Sexta-feira, antevéspera de votação. Guilherme Boulos, a estrela vermelha da eleição, pegou Covid. Algumas pessoas sextando, outras fritando Paulo Guedes. Os remediados compravam coisas para este Natal pobrezinho naquela promoção importada dos Estados Unidos.
Pouca gente normal presta atenção às estatísticas de emprego, ainda menos em uma sexta-feira assim. No máximo, viram aquelas manchetes satisfeitas com as palavras “recorde” ou “desemprego histórico”, essas coisas.
Mas tinha notícia menos ruim naqueles números deprimentes do IBGE. Pela primeira vez desde o começo da epidemia, aumentou o número de pessoas com algum trabalho (em 798 mil); até o emprego formal aumentou. Pelo terceiro mês seguido, aumentou o que os economistas chamam de “massa salarial”, a soma dos rendimentos do trabalho de todo o mundo naquele mês (pelo critério de rendimento efetivo).
O desemprego não aumentou? Sim, para 14,6%, o tal recorde, de fato horrível. Mas taxa de desemprego é uma proporção: o número de pessoas que procuram trabalho, sem sucesso, dividido pelo número de pessoas na força de trabalho (grosso modo, as empregadas mais aquelas à procura de emprego, sem sucesso).
É um número essencial sobre o trabalho, mas não o único. Além do mais, a taxa de desemprego vai ficar por aí, em torno de 14%, no ano que vem. Mas o número de pessoas com trabalho pode aumentar (assim como o número de pessoas procurando emprego).
Em setembro, a massa salarial ainda estava R$ 22 bilhões abaixo do que era no mesmo período do ano passado (queda de mais de 10%). Mas esse buraco ainda é coberto pelos pagamentos de auxílios emergenciais e do Benefício Emergencial de Manutenção do Emprego e da Renda (o BEM).
Até aqui se tratou do copo “meio cheio”, na verdade umas gotas de chuva limpa no copo muito sujo da crise.

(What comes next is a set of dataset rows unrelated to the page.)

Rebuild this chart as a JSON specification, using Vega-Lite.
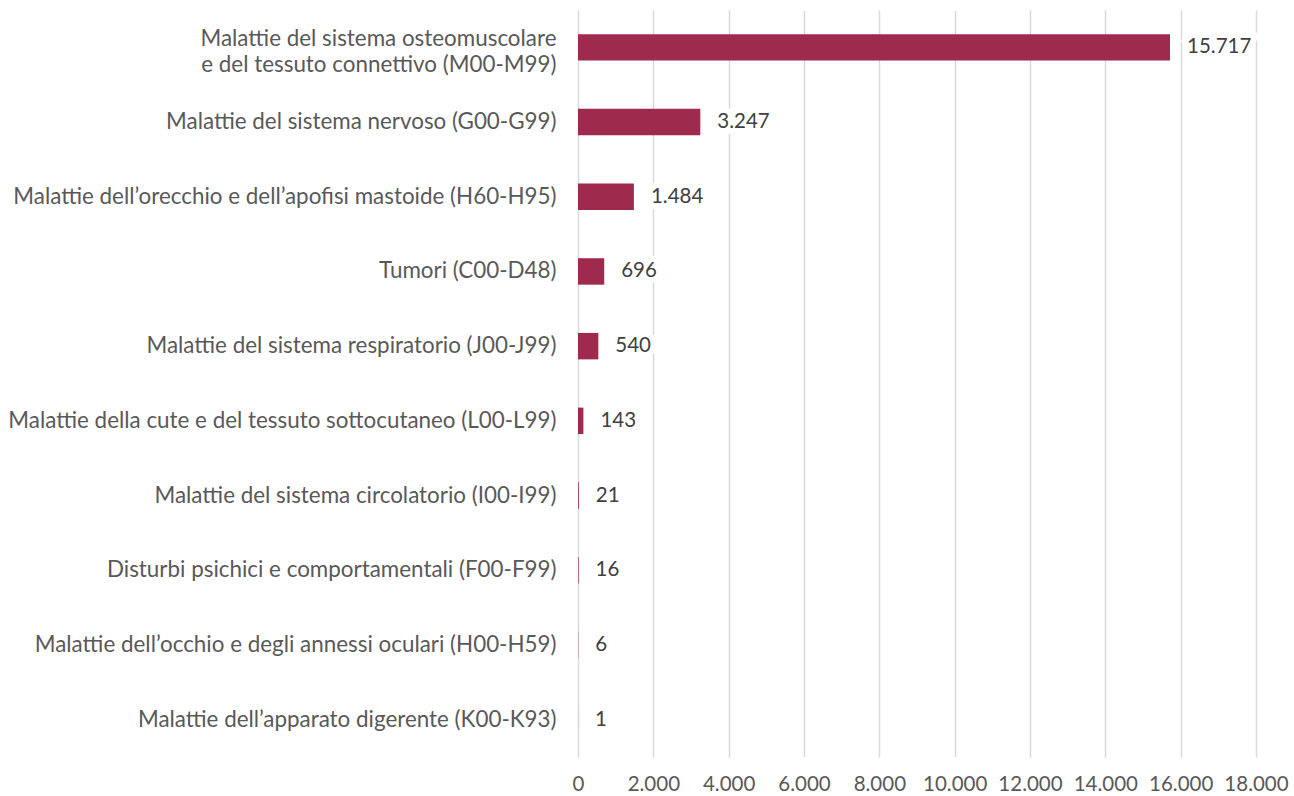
{
  "$schema": "https://vega.github.io/schema/vega-lite/v6.json",
  "autosize": {"type": "none"},
  "padding": {"left": 578, "top": 10, "right": 38, "bottom": 39},
  "width": 678,
  "height": 747,
  "background": "white",
  "config": {
    "locale": {"number": {"decimal": ",", "thousands": ".", "grouping": [3], "currency": ["€", ""]}},
    "view": {"stroke": null},
    "font": "Lato"
  },
  "data": {
    "values": [
      {"cat": "Malattie del sistema osteomuscolare|e del tessuto connettivo (M00-M99)", "v": 15717},
      {"cat": "Malattie del sistema nervoso (G00-G99)", "v": 3247},
      {"cat": "Malattie dell’orecchio e dell’apofisi mastoide (H60-H95)", "v": 1484},
      {"cat": "Tumori (C00-D48)", "v": 696},
      {"cat": "Malattie del sistema respiratorio (J00-J99)", "v": 540},
      {"cat": "Malattie della cute e del tessuto sottocutaneo (L00-L99)", "v": 143},
      {"cat": "Malattie del sistema circolatorio (I00-I99)", "v": 21},
      {"cat": "Disturbi psichici e comportamentali (F00-F99)", "v": 16},
      {"cat": "Malattie dell’occhio e degli annessi oculari (H00-H59)", "v": 6},
      {"cat": "Malattie dell’apparato digerente (K00-K93)", "v": 1}
    ]
  },
  "encoding": {
    "y": {
      "field": "cat", "type": "nominal", "sort": null,
      "scale": {"paddingInner": 0.646, "paddingOuter": 0.323},
      "axis": {
        "title": null, "domain": false, "ticks": false, "grid": false,
        "labelExpr": "split(datum.value, '|')",
        "labelFont": "Lato", "labelFontSize": 22.4, "labelColor": "#595959",
        "labelPadding": 22, "labelLimit": 640, "labelLineHeight": 26,
        "labelOffset": {"condition": {"test": "indexof(datum.value, '|') >= 0", "value": -8}, "value": 0}
      }
    },
    "x": {
      "field": "v", "type": "quantitative",
      "scale": {"domain": [0, 18000], "nice": false},
      "axis": {
        "title": null, "values": [0, 2000, 4000, 6000, 8000, 10000, 12000, 14000, 16000, 18000],
        "labelExpr": "format(datum.value, ',.0f')", "domain": false, "ticks": false,
        "grid": true, "gridColor": "#D9D9D9", "gridWidth": 1.5,
        "labelFont": "Lato", "labelFontSize": 20.5, "labelColor": "#595959",
        "labelPadding": 17, "labelFlush": false
      }
    }
  },
  "layer": [
    {"mark": {"type": "bar", "color": "#9E2A4E"}},
    {
      "mark": {"type": "text", "align": "left", "baseline": "middle", "dx": 17, "font": "Lato", "fontSize": 20.5, "fill": "white", "stroke": "white", "strokeWidth": 12, "strokeJoin": "miter"},
      "encoding": {"text": {"field": "v", "type": "quantitative", "format": ",.0f"}}
    },
    {
      "mark": {"type": "text", "align": "left", "baseline": "middle", "dx": 17, "font": "Lato", "fontSize": 20.5, "color": "#404040"},
      "encoding": {"text": {"field": "v", "type": "quantitative", "format": ",.0f"}}
    }
  ]
}
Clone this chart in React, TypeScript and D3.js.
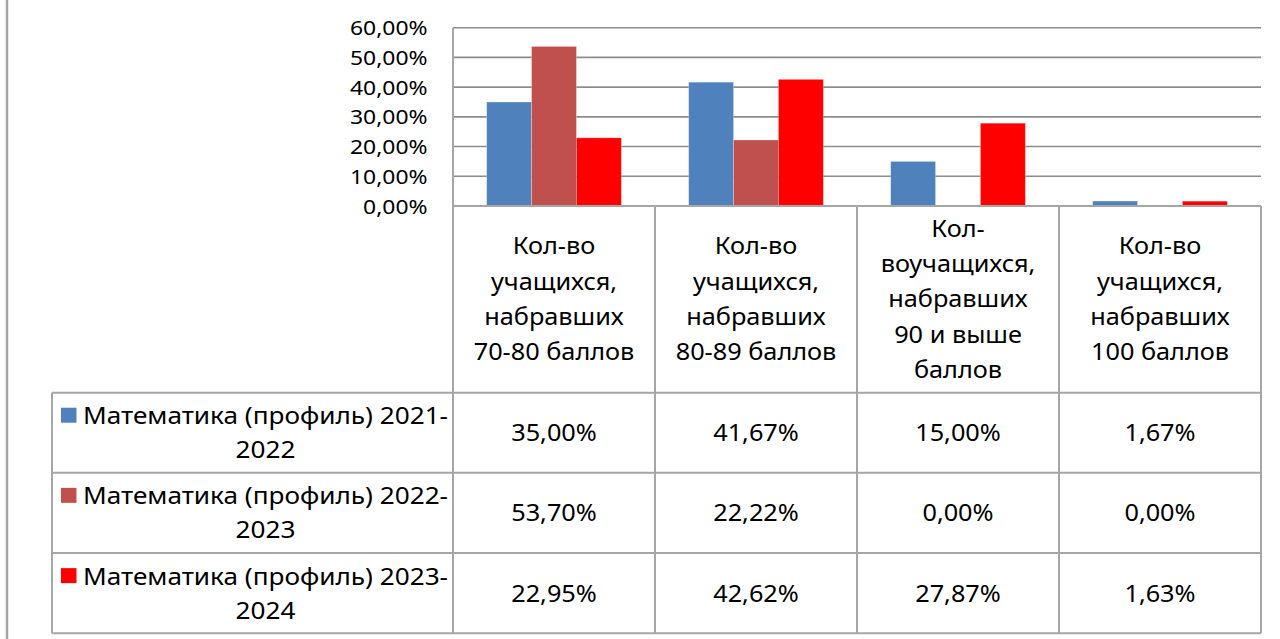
import React, { useLayoutEffect, useRef, useState } from "react";
import * as d3 from "d3";

// data
const categoryLabels = [
  ["Кол-во", "учащихся,", "набравших", "70-80 баллов"],
  ["Кол-во", "учащихся,", "набравших", "80-89 баллов"],
  ["Кол-", "воучащихся,", "набравших", "90 и выше", "баллов"],
  ["Кол-во", "учащихся,", "набравших", "100 баллов"],
];
const seriesLabels = [
  ["Математика (профиль) 2021-", "2022"],
  ["Математика (профиль) 2022-", "2023"],
  ["Математика (профиль) 2023-", "2024"],
];
const values2021 = [0.35, 0.4167, 0.15, 0.0167];
const values2022 = [0.537, 0.2222, 0.0, 0.0];
const values2023 = [0.2295, 0.4262, 0.2787, 0.0163];
const seriesColors = ["#4F81BD", "#C0504D", "#FF0000"];
const yTicks = [0, 0.1, 0.2, 0.3, 0.4, 0.5, 0.6];

const seriesValues = [values2021, values2022, values2023];

const ru = d3.formatLocale({ decimal: ",", thousands: " ", grouping: [3], currency: ["", ""] });
const pct = ru.format(".2%");

const W = 1280;
const H = 639;
const FONT = "'Noto Sans', sans-serif";
const SX = 1.1; // source text looks horizontally stretched

const plot = { left: 453, right: 1261, top: 27.7, bottom: 206 };
const legendLeft = 52;
const rowEdges = [206, 392.7, 472.7, 553, 633.3];

const T = ({ x, y, size, anchor = "middle", children, innerRef }: any) => (
  <text
    ref={innerRef}
    transform={`translate(${x},${y}) scale(${SX},1)`}
    textAnchor={anchor}
    fontFamily={FONT}
    fontSize={size}
    fill="#000"
  >
    {children}
  </text>
);

const App = () => {
  const firstLines = useRef<(SVGTextElement | null)[]>([]);
  const [lineWidths, setLineWidths] = useState<number[]>([0, 0, 0]);

  useLayoutEffect(() => {
    setLineWidths(firstLines.current.map((el) => (el ? el.getComputedTextLength() * SX : 0)));
  }, []);

  const x0 = d3
    .scaleBand<number>()
    .domain(d3.range(categoryLabels.length))
    .range([plot.left, plot.right])
    .padding(0);
  const bw = x0.bandwidth();
  const barW = bw / 4.5; // Excel gap width 150%
  const x1 = d3
    .scaleBand<number>()
    .domain(d3.range(seriesValues.length))
    .range([barW * 0.75, bw - barW * 0.75])
    .padding(0);
  const y = d3.scaleLinear().domain([0, 0.6]).range([plot.bottom, plot.top]);

  const colEdges = [...x0.domain().map((i) => x0(i)!), plot.right];
  const legendCenter = (legendLeft + plot.left) / 2 + 13;

  return (
    <svg
      width={W}
      height={H}
      style={{ position: "absolute", left: 0, top: 0, background: "#fff" }}
    >
      <rect x={0} y={0} width={W} height={H} fill="#fff" />
      <line x1={7} x2={7} y1={0} y2={H} stroke="#A6A6A6" strokeWidth={2.5} />

      {/* gridlines */}
      {yTicks.map((t) => (
        <line
          key={"g" + t}
          x1={plot.left}
          x2={plot.right}
          y1={y(t)}
          y2={y(t)}
          stroke="#8C8C8C"
          strokeWidth={1.6}
        />
      ))}

      {/* y tick labels */}
      {yTicks.map((t) => (
        <T key={"t" + t} x={427.5} y={y(t) + 7.5} size={20.8} anchor="end">
          {pct(t)}
        </T>
      ))}

      {/* bars */}
      {seriesValues.map((vals, s) =>
        vals.map((v, c) => (
          <rect
            key={`b${s}-${c}`}
            x={x0(c)! + x1(s)!}
            y={y(v)}
            width={x1.bandwidth()}
            height={plot.bottom - y(v)}
            fill={seriesColors[s]}
            stroke="#fff"
            strokeOpacity={0.35}
            strokeWidth={0.8}
          />
        ))
      )}

      {/* data table lines */}
      <g stroke="#A6A6A6" strokeWidth={2}>
        <line x1={plot.left} x2={plot.left} y1={plot.top} y2={rowEdges[4]} />
        {colEdges.slice(1).map((cx, i) => (
          <line key={"v" + i} x1={cx} x2={cx} y1={rowEdges[0]} y2={rowEdges[4]} />
        ))}
        <line x1={legendLeft} x2={legendLeft} y1={rowEdges[1]} y2={rowEdges[4]} />
        <line x1={plot.left} x2={plot.right} y1={rowEdges[0]} y2={rowEdges[0]} />
        {rowEdges.slice(1).map((ry, i) => (
          <line key={"h" + i} x1={legendLeft} x2={plot.right} y1={ry} y2={ry} />
        ))}
      </g>

      {/* category headers */}
      {categoryLabels.map((lines, c) => {
        const cx = x0(c)! + bw / 2;
        const cy = (rowEdges[0] + rowEdges[1]) / 2;
        const lh = 35.3;
        return lines.map((ln, i) => (
          <T
            key={`c${c}-${i}`}
            x={cx}
            y={cy + (i - (lines.length - 1) / 2) * lh + 8}
            size={23}
          >
            {ln}
          </T>
        ));
      })}

      {/* legend cells + values */}
      {seriesLabels.map((lines, s) => {
        const cy = (rowEdges[s + 1] + rowEdges[s + 2]) / 2;
        const w = lineWidths[s];
        return (
          <g key={"row" + s}>
            {w > 0 && (
              <rect
                x={legendCenter - w / 2 - 22}
                y={cy - 25}
                width={15.5}
                height={15}
                fill={seriesColors[s]}
              />
            )}
            <T
              x={legendCenter}
              y={cy - 17 + 8.5}
              size={23.8}
              innerRef={(el: SVGTextElement | null) => (firstLines.current[s] = el)}
            >
              {lines[0]}
            </T>
            <T x={legendCenter} y={cy + 17 + 8.5} size={23.8}>
              {lines[1]}
            </T>
            {seriesValues[s].map((v, c) => (
              <T key={`v${s}-${c}`} x={x0(c)! + bw / 2} y={cy + 8.5} size={23}>
                {pct(v)}
              </T>
            ))}
          </g>
        );
      })}
    </svg>
  );
};

export default App;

De maio a agosto, o governo pagou, em média, R$ 49,7 bilhões por mês de auxílio emergencial e BEM. Em setembro, R$ 27,5 bilhões. Em outubro, R$ 24,1 bilhões. Em janeiro, desse total vão sobrar só os R$ 3 bilhões do Bolsa Família (incluído nessa conta). Até lá, para não haver um baque no consumo e um tombo muito ruim na vida dos mais pobres (tombo haverá), a massa salarial tem de crescer para compensar o buraco deixado pelos auxílios.
Problemas:
1) os próprios auxílios ajudam a criar trabalho. Não se sabe qual será o ritmo de recuperação do emprego com a redução desses pagamentos;
2) muita empresa não está demitindo porque fez contratos de estabilidade temporária ao reduzir salários (em parte pagos pelo BEM). Quando acabar esse prazo, o que vai ser? Nota-se pelas estatísticas do emprego formal que o número de demissões anda anormalmente pequeno (trata-se aqui do Caged, registros de admissões e demissões, não os do IBGE);
3) os trabalhadores que mais perderam emprego na epidemia foram os informais (empregados sem carteira ou por conta própria sem CNPJ) e os domésticos (1,6 milhão a menos de empregos, queda de 26% desde o início da epidemia, um massacre). São justamente os mais pobres, os que dependem mais do auxílio e os que terão dificuldades de arrumar algum bico até que a epidemia se dissipe. É o copo cheio e sujo de desigualdade, que vai piorar;
4) apesar da melhora de setembro, o número de pessoas ocupadas ainda era 11,2 milhões menor que em fevereiro e 11,3 milhões menor que em setembro do ano passado;
5) faltam na prática só três semanas, até o Natal, para se arrumar algum auxílio para os novos pobres e miseráveis.